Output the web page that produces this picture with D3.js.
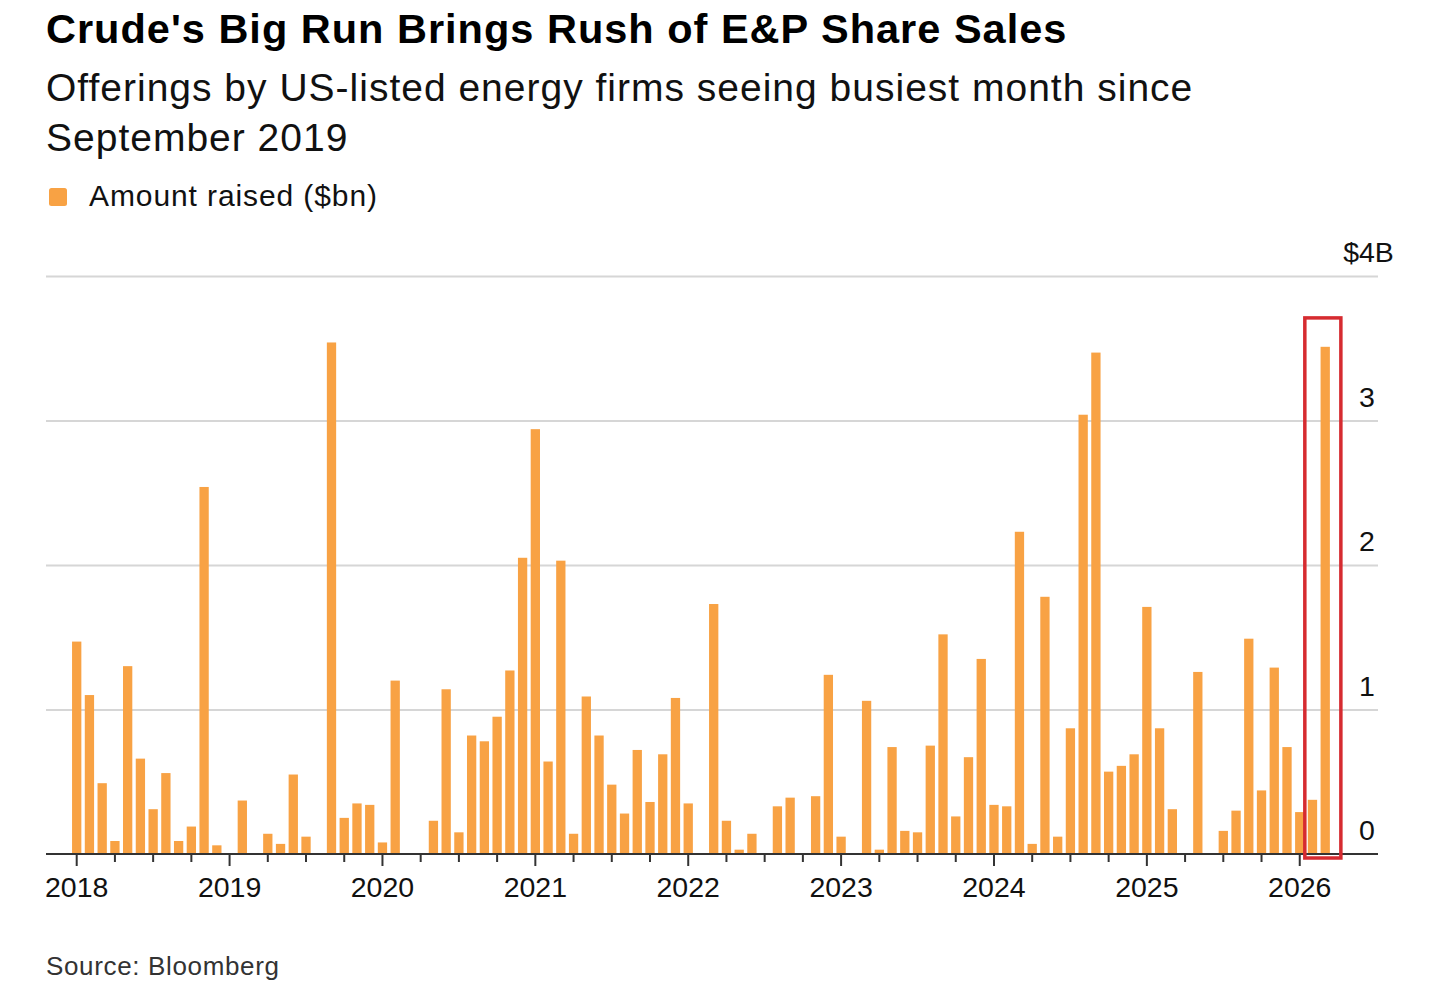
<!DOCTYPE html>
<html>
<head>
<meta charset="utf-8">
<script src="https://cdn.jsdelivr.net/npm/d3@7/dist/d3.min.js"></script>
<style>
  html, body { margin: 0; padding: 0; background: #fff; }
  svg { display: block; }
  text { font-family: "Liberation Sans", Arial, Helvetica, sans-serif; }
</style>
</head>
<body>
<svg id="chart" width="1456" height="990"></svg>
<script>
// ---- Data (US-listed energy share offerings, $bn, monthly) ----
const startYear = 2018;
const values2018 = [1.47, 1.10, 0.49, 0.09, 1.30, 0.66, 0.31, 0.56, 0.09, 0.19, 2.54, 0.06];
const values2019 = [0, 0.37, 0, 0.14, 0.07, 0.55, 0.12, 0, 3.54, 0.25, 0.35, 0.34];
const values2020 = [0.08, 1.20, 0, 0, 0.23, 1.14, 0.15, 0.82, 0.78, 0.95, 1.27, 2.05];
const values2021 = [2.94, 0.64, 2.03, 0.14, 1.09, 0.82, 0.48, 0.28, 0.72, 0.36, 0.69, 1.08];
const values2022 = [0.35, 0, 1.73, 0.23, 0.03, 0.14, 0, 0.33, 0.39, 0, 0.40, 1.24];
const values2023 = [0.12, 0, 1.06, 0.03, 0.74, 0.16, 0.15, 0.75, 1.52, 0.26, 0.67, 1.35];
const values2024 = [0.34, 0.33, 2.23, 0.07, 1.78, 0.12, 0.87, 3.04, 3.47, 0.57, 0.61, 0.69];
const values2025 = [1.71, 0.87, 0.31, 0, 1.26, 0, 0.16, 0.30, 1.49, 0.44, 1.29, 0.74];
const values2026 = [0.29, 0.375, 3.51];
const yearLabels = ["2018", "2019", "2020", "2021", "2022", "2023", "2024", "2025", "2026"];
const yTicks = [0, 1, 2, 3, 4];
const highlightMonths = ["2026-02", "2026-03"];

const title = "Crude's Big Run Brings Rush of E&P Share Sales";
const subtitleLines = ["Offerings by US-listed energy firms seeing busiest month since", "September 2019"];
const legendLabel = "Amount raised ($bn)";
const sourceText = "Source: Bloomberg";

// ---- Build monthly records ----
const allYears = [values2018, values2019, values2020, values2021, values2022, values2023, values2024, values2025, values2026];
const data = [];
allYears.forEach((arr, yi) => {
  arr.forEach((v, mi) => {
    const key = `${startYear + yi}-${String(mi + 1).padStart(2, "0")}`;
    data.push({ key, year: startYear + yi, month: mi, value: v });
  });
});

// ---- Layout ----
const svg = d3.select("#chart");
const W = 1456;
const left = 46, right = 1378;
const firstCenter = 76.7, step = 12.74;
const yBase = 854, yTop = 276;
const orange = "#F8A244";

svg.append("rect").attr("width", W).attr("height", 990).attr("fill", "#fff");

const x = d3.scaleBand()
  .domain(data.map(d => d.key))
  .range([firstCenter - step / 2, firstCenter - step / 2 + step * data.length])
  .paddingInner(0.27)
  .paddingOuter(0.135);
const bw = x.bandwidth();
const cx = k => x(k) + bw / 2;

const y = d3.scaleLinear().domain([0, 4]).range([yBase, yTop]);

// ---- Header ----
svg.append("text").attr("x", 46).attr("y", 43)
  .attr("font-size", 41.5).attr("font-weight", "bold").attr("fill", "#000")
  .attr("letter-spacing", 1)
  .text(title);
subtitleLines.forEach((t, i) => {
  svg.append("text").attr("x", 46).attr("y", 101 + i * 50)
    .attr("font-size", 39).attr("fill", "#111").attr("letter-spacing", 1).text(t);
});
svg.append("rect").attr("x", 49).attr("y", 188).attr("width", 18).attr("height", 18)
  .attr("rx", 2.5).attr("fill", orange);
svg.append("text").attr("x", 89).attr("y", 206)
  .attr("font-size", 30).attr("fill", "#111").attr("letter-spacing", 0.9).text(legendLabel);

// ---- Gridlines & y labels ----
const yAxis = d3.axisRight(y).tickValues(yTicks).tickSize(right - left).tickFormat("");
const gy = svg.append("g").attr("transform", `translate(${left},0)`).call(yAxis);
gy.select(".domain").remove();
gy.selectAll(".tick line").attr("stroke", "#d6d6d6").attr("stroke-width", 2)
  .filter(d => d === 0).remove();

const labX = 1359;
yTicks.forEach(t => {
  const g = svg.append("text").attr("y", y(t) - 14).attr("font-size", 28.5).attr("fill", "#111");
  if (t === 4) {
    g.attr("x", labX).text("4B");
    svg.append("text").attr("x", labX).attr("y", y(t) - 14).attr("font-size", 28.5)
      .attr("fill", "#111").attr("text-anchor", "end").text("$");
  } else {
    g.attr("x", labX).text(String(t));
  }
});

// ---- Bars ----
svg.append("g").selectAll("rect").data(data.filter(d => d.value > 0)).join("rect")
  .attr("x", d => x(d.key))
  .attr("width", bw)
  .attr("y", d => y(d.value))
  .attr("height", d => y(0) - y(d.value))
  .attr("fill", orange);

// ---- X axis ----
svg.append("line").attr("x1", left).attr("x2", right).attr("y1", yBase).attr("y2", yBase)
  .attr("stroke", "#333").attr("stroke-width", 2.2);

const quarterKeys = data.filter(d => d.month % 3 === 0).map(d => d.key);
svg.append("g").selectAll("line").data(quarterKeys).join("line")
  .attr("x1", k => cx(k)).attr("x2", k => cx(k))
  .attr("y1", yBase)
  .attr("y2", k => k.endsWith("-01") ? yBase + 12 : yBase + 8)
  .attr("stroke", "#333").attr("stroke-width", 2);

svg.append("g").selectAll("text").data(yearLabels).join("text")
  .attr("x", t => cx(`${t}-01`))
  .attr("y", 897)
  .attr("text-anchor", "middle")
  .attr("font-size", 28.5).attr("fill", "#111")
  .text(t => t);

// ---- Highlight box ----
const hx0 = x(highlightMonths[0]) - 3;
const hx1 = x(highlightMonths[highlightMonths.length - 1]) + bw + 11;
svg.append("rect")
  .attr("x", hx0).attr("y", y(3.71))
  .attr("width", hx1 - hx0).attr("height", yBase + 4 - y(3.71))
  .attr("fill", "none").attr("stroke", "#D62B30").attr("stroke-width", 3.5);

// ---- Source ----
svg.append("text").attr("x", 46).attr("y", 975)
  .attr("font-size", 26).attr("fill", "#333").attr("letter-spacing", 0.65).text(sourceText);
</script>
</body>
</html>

● ● ●

Leave out all pictures, then copy the remaining material exactly.

Expected answer:
Output the web page that produces this picture with D3.js.
<!DOCTYPE html>
<html>
<head>
<meta charset="utf-8">
<script src="https://cdn.jsdelivr.net/npm/d3@7/dist/d3.min.js"></script>
<style>
  html, body { margin: 0; padding: 0; background: #fff; }
  svg { display: block; }
  text { font-family: "Liberation Sans", Arial, Helvetica, sans-serif; }
</style>
</head>
<body>
<svg id="chart" width="1456" height="990"></svg>
<script>
// ---- Data (US-listed energy share offerings, $bn, monthly) ----
const startYear = 2018;
const values2018 = [1.47, 1.10, 0.49, 0.09, 1.30, 0.66, 0.31, 0.56, 0.09, 0.19, 2.54, 0.06];
const values2019 = [0, 0.37, 0, 0.14, 0.07, 0.55, 0.12, 0, 3.54, 0.25, 0.35, 0.34];
const values2020 = [0.08, 1.20, 0, 0, 0.23, 1.14, 0.15, 0.82, 0.78, 0.95, 1.27, 2.05];
const values2021 = [2.94, 0.64, 2.03, 0.14, 1.09, 0.82, 0.48, 0.28, 0.72, 0.36, 0.69, 1.08];
const values2022 = [0.35, 0, 1.73, 0.23, 0.03, 0.14, 0, 0.33, 0.39, 0, 0.40, 1.24];
const values2023 = [0.12, 0, 1.06, 0.03, 0.74, 0.16, 0.15, 0.75, 1.52, 0.26, 0.67, 1.35];
const values2024 = [0.34, 0.33, 2.23, 0.07, 1.78, 0.12, 0.87, 3.04, 3.47, 0.57, 0.61, 0.69];
const values2025 = [1.71, 0.87, 0.31, 0, 1.26, 0, 0.16, 0.30, 1.49, 0.44, 1.29, 0.74];
const values2026 = [0.29, 0.375, 3.51];
const yearLabels = ["2018", "2019", "2020", "2021", "2022", "2023", "2024", "2025", "2026"];
const yTicks = [0, 1, 2, 3, 4];
const highlightMonths = ["2026-02", "2026-03"];

const title = "Crude's Big Run Brings Rush of E&P Share Sales";
const subtitleLines = ["Offerings by US-listed energy firms seeing busiest month since", "September 2019"];
const legendLabel = "Amount raised ($bn)";
const sourceText = "Source: Bloomberg";

// ---- Build monthly records ----
const allYears = [values2018, values2019, values2020, values2021, values2022, values2023, values2024, values2025, values2026];
const data = [];
allYears.forEach((arr, yi) => {
  arr.forEach((v, mi) => {
    const key = `${startYear + yi}-${String(mi + 1).padStart(2, "0")}`;
    data.push({ key, year: startYear + yi, month: mi, value: v });
  });
});

// ---- Layout ----
const svg = d3.select("#chart");
const W = 1456;
const left = 46, right = 1378;
const firstCenter = 76.7, step = 12.74;
const yBase = 854, yTop = 276;
const orange = "#F8A244";

svg.append("rect").attr("width", W).attr("height", 990).attr("fill", "#fff");

const x = d3.scaleBand()
  .domain(data.map(d => d.key))
  .range([firstCenter - step / 2, firstCenter - step / 2 + step * data.length])
  .paddingInner(0.27)
  .paddingOuter(0.135);
const bw = x.bandwidth();
const cx = k => x(k) + bw / 2;

const y = d3.scaleLinear().domain([0, 4]).range([yBase, yTop]);

// ---- Header ----
svg.append("text").attr("x", 46).attr("y", 43)
  .attr("font-size", 41.5).attr("font-weight", "bold").attr("fill", "#000")
  .attr("letter-spacing", 1)
  .text(title);
subtitleLines.forEach((t, i) => {
  svg.append("text").attr("x", 46).attr("y", 101 + i * 50)
    .attr("font-size", 39).attr("fill", "#111").attr("letter-spacing", 1).text(t);
});
svg.append("rect").attr("x", 49).attr("y", 188).attr("width", 18).attr("height", 18)
  .attr("rx", 2.5).attr("fill", orange);
svg.append("text").attr("x", 89).attr("y", 206)
  .attr("font-size", 30).attr("fill", "#111").attr("letter-spacing", 0.9).text(legendLabel);

// ---- Gridlines & y labels ----
const yAxis = d3.axisRight(y).tickValues(yTicks).tickSize(right - left).tickFormat("");
const gy = svg.append("g").attr("transform", `translate(${left},0)`).call(yAxis);
gy.select(".domain").remove();
gy.selectAll(".tick line").attr("stroke", "#d6d6d6").attr("stroke-width", 2)
  .filter(d => d === 0).remove();

const labX = 1359;
yTicks.forEach(t => {
  const g = svg.append("text").attr("y", y(t) - 14).attr("font-size", 28.5).attr("fill", "#111");
  if (t === 4) {
    g.attr("x", labX).text("4B");
    svg.append("text").attr("x", labX).attr("y", y(t) - 14).attr("font-size", 28.5)
      .attr("fill", "#111").attr("text-anchor", "end").text("$");
  } else {
    g.attr("x", labX).text(String(t));
  }
});

// ---- Bars ----
svg.append("g").selectAll("rect").data(data.filter(d => d.value > 0)).join("rect")
  .attr("x", d => x(d.key))
  .attr("width", bw)
  .attr("y", d => y(d.value))
  .attr("height", d => y(0) - y(d.value))
  .attr("fill", orange);

// ---- X axis ----
svg.append("line").attr("x1", left).attr("x2", right).attr("y1", yBase).attr("y2", yBase)
  .attr("stroke", "#333").attr("stroke-width", 2.2);

const quarterKeys = data.filter(d => d.month % 3 === 0).map(d => d.key);
svg.append("g").selectAll("line").data(quarterKeys).join("line")
  .attr("x1", k => cx(k)).attr("x2", k => cx(k))
  .attr("y1", yBase)
  .attr("y2", k => k.endsWith("-01") ? yBase + 12 : yBase + 8)
  .attr("stroke", "#333").attr("stroke-width", 2);

svg.append("g").selectAll("text").data(yearLabels).join("text")
  .attr("x", t => cx(`${t}-01`))
  .attr("y", 897)
  .attr("text-anchor", "middle")
  .attr("font-size", 28.5).attr("fill", "#111")
  .text(t => t);

// ---- Highlight box ----
const hx0 = x(highlightMonths[0]) - 3;
const hx1 = x(highlightMonths[highlightMonths.length - 1]) + bw + 11;
svg.append("rect")
  .attr("x", hx0).attr("y", y(3.71))
  .attr("width", hx1 - hx0).attr("height", yBase + 4 - y(3.71))
  .attr("fill", "none").attr("stroke", "#D62B30").attr("stroke-width", 3.5);

// ---- Source ----
svg.append("text").attr("x", 46).attr("y", 975)
  .attr("font-size", 26).attr("fill", "#333").attr("letter-spacing", 0.65).text(sourceText);
</script>
</body>
</html>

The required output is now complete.